Task prompt
Leave out any pictures and transcribe all other data below exactly.

Data excerpt
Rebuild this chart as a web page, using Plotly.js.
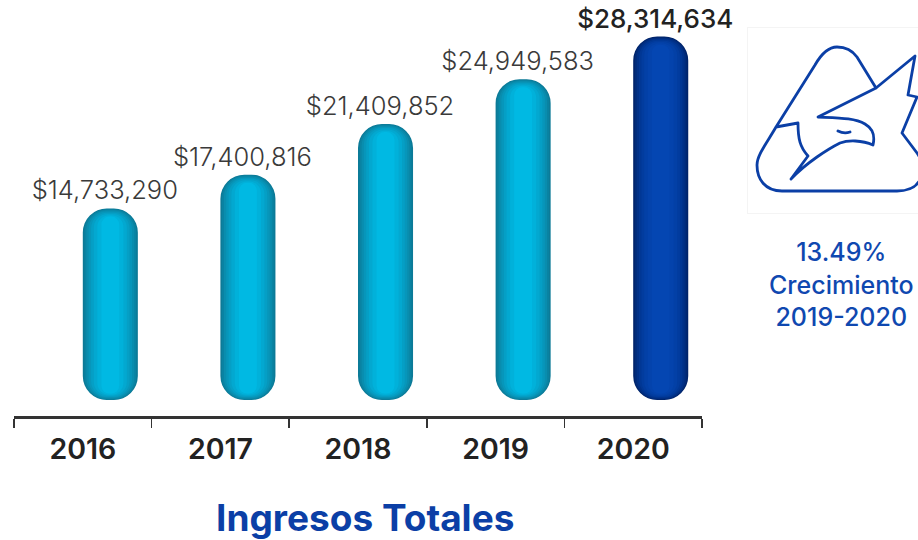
<!DOCTYPE html>
<html>
<head>
<meta charset="utf-8">
<script src="https://cdn.plot.ly/plotly-3.0.1.min.js"></script>
<style>html,body{margin:0;padding:0;background:#fff}#c{width:918px;height:540px}</style>
</head>
<body>
<div id="c"></div>
<script>
const years = ['2016', '2017', '2018', '2019', '2020'];
const ingresos = [14733290, 17400816, 21409852, 24949583, 28314634];
const etiquetas = ['$14,733,290', '$17,400,816', '$21,409,852', '$24,949,583', '$28,314,634'];
const cyanRamp = ['#0c7a97', '#0a83a2', '#098dae', '#0796ba', '#059fc5', '#03a8d0', '#01b1da', '#00b9e3'];
const blueRamp = ['#00246a', '#002b7a', '#003188', '#013794', '#023c9e', '#0340a6', '#0443ac', '#0446b2'];
const insetsX = [0, 0.012, 0.026, 0.042, 0.06, 0.08, 0.105, 0.135];
const insetsY = [0, 70000, 150000, 240000, 330000, 430000, 530000, 640000];
const labelColors = ['#3a3a3a', '#3a3a3a', '#3a3a3a', '#3a3a3a', '#222222'];
const labelWeights = [300, 300, 300, 300, 500];
const labelSizes = [25.5, 25.5, 25.5, 25.5, 26];

const barWidth = 0.4, barBase = -400000;
const traces = [];
cyanRamp.forEach((_, i) => {
  const colors = years.map((y, k) => (k === years.length - 1 ? blueRamp[i] : cyanRamp[i]));
  const b = barBase + insetsY[i] * 0.8;
  traces.push({
    type: 'bar', x: years, base: b,
    y: ingresos.map(v => v - b - insetsY[i]),
    offset: insetsX[i], width: barWidth - 2 * insetsX[i],
    marker: { color: colors, cornerradius: Math.max(5, 24 - i * 2), line: { width: 0 } },
    hoverinfo: 'skip', showlegend: false, cliponaxis: false
  });
});
traces.push({
  type: 'bar', x: years, y: ingresos,
  offset: -0.04, width: barWidth,
  marker: { color: 'rgba(0,0,0,0)', line: { width: 0 } },
  text: etiquetas, textposition: 'outside', constraintext: 'none', cliponaxis: false,
  textfont: { family: 'Inter, sans-serif', size: labelSizes, color: labelColors, weight: labelWeights },
  hoverinfo: 'skip', showlegend: false
});

const logoPath =
  "M36 100 L75 38 C83 24 90 20 97 20 C106 20 112 23 117 30 L136 61 L175 29 L168 68 L177 70 L162 106 L177 126 " +
  "C186 138 186 164 157 164 L42 164 C25 164 17 152 17 138 C17 128 28 114 36 100 Z " +
  "M36 100 L58 96 C58 112 60 120 68 129 L51 152 C66 136 88 122 100 116 C108 113 122 113 133 118 " +
  "C136 105 130 100 125 97 C115 91 100 91 78 90 L136 61 " +
  "M98 104 Q104 107 110 105";
const logoSvg = "<svg xmlns='http://www.w3.org/2000/svg' width='178' height='190' viewBox='0 0 178 190'>" +
  "<rect x='7.5' y='0.5' width='200' height='186' fill='#fff' stroke='#f4f4f4'/>" +
  "<path d='" + logoPath + "' fill='none' stroke='#0b3fa6' stroke-width='2.8' stroke-linejoin='round' stroke-linecap='round'/></svg>";

const layout = {
  width: 918, height: 540,
  margin: { l: 14, r: 216, t: 0, b: 124 },
  paper_bgcolor: '#fff', plot_bgcolor: '#fff',
  barmode: 'overlay',
  showlegend: false,
  xaxis: {
    type: 'category', range: [-0.5, 4.5], tickson: 'boundaries',
    ticks: 'outside', ticklen: 9, tickwidth: 1.5, tickcolor: '#333',
    showline: true, linecolor: '#333', linewidth: 2.5, showgrid: false, zeroline: false,
    ticklabelstandoff: 6,
    tickfont: { family: 'Inter, sans-serif', size: 28.5, color: '#222', weight: 600 }
  },
  yaxis: { visible: false, range: [-1660000, 31200000], fixedrange: true },
  images: [{
    source: 'data:image/svg+xml,' + encodeURIComponent(logoSvg),
    xref: 'paper', yref: 'paper', xanchor: 'left', yanchor: 'top',
    x: (740 - 14) / 688, y: 1 - 27 / 416, sizex: 178 / 688, sizey: 190 / 416,
    sizing: 'stretch', layer: 'above'
  }],
  annotations: [
    { text: 'Ingresos Totales', xref: 'paper', yref: 'paper', x: (365 - 14) / 688, y: (540 - 517 - 124) / 416,
      showarrow: false, xanchor: 'center', yanchor: 'middle',
      font: { family: 'Inter, sans-serif', size: 37, color: '#0b3fa6', weight: 700 } },
    { text: '13.49%<br>Crecimiento<br>2019-2020', xref: 'paper', yref: 'paper', x: (841 - 14) / 688, y: 1 - 284 / 416,
      showarrow: false, xanchor: 'center', yanchor: 'middle', align: 'center',
      font: { family: 'Inter, sans-serif', size: 25, color: '#0f48b0', weight: 500 } }
  ]
};
Plotly.newPlot('c', traces, layout, { displayModeBar: false, staticPlot: true });
</script>
</body>
</html>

Expected answer
Rebuild this chart as a web page, using Plotly.js.
<!DOCTYPE html>
<html>
<head>
<meta charset="utf-8">
<script src="https://cdn.plot.ly/plotly-3.0.1.min.js"></script>
<style>html,body{margin:0;padding:0;background:#fff}#c{width:918px;height:540px}</style>
</head>
<body>
<div id="c"></div>
<script>
const years = ['2016', '2017', '2018', '2019', '2020'];
const ingresos = [14733290, 17400816, 21409852, 24949583, 28314634];
const etiquetas = ['$14,733,290', '$17,400,816', '$21,409,852', '$24,949,583', '$28,314,634'];
const cyanRamp = ['#0c7a97', '#0a83a2', '#098dae', '#0796ba', '#059fc5', '#03a8d0', '#01b1da', '#00b9e3'];
const blueRamp = ['#00246a', '#002b7a', '#003188', '#013794', '#023c9e', '#0340a6', '#0443ac', '#0446b2'];
const insetsX = [0, 0.012, 0.026, 0.042, 0.06, 0.08, 0.105, 0.135];
const insetsY = [0, 70000, 150000, 240000, 330000, 430000, 530000, 640000];
const labelColors = ['#3a3a3a', '#3a3a3a', '#3a3a3a', '#3a3a3a', '#222222'];
const labelWeights = [300, 300, 300, 300, 500];
const labelSizes = [25.5, 25.5, 25.5, 25.5, 26];

const barWidth = 0.4, barBase = -400000;
const traces = [];
cyanRamp.forEach((_, i) => {
  const colors = years.map((y, k) => (k === years.length - 1 ? blueRamp[i] : cyanRamp[i]));
  const b = barBase + insetsY[i] * 0.8;
  traces.push({
    type: 'bar', x: years, base: b,
    y: ingresos.map(v => v - b - insetsY[i]),
    offset: insetsX[i], width: barWidth - 2 * insetsX[i],
    marker: { color: colors, cornerradius: Math.max(5, 24 - i * 2), line: { width: 0 } },
    hoverinfo: 'skip', showlegend: false, cliponaxis: false
  });
});
traces.push({
  type: 'bar', x: years, y: ingresos,
  offset: -0.04, width: barWidth,
  marker: { color: 'rgba(0,0,0,0)', line: { width: 0 } },
  text: etiquetas, textposition: 'outside', constraintext: 'none', cliponaxis: false,
  textfont: { family: 'Inter, sans-serif', size: labelSizes, color: labelColors, weight: labelWeights },
  hoverinfo: 'skip', showlegend: false
});

const logoPath =
  "M36 100 L75 38 C83 24 90 20 97 20 C106 20 112 23 117 30 L136 61 L175 29 L168 68 L177 70 L162 106 L177 126 " +
  "C186 138 186 164 157 164 L42 164 C25 164 17 152 17 138 C17 128 28 114 36 100 Z " +
  "M36 100 L58 96 C58 112 60 120 68 129 L51 152 C66 136 88 122 100 116 C108 113 122 113 133 118 " +
  "C136 105 130 100 125 97 C115 91 100 91 78 90 L136 61 " +
  "M98 104 Q104 107 110 105";
const logoSvg = "<svg xmlns='http://www.w3.org/2000/svg' width='178' height='190' viewBox='0 0 178 190'>" +
  "<rect x='7.5' y='0.5' width='200' height='186' fill='#fff' stroke='#f4f4f4'/>" +
  "<path d='" + logoPath + "' fill='none' stroke='#0b3fa6' stroke-width='2.8' stroke-linejoin='round' stroke-linecap='round'/></svg>";

const layout = {
  width: 918, height: 540,
  margin: { l: 14, r: 216, t: 0, b: 124 },
  paper_bgcolor: '#fff', plot_bgcolor: '#fff',
  barmode: 'overlay',
  showlegend: false,
  xaxis: {
    type: 'category', range: [-0.5, 4.5], tickson: 'boundaries',
    ticks: 'outside', ticklen: 9, tickwidth: 1.5, tickcolor: '#333',
    showline: true, linecolor: '#333', linewidth: 2.5, showgrid: false, zeroline: false,
    ticklabelstandoff: 6,
    tickfont: { family: 'Inter, sans-serif', size: 28.5, color: '#222', weight: 600 }
  },
  yaxis: { visible: false, range: [-1660000, 31200000], fixedrange: true },
  images: [{
    source: 'data:image/svg+xml,' + encodeURIComponent(logoSvg),
    xref: 'paper', yref: 'paper', xanchor: 'left', yanchor: 'top',
    x: (740 - 14) / 688, y: 1 - 27 / 416, sizex: 178 / 688, sizey: 190 / 416,
    sizing: 'stretch', layer: 'above'
  }],
  annotations: [
    { text: 'Ingresos Totales', xref: 'paper', yref: 'paper', x: (365 - 14) / 688, y: (540 - 517 - 124) / 416,
      showarrow: false, xanchor: 'center', yanchor: 'middle',
      font: { family: 'Inter, sans-serif', size: 37, color: '#0b3fa6', weight: 700 } },
    { text: '13.49%<br>Crecimiento<br>2019-2020', xref: 'paper', yref: 'paper', x: (841 - 14) / 688, y: 1 - 284 / 416,
      showarrow: false, xanchor: 'center', yanchor: 'middle', align: 'center',
      font: { family: 'Inter, sans-serif', size: 25, color: '#0f48b0', weight: 500 } }
  ]
};
Plotly.newPlot('c', traces, layout, { displayModeBar: false, staticPlot: true });
</script>
</body>
</html>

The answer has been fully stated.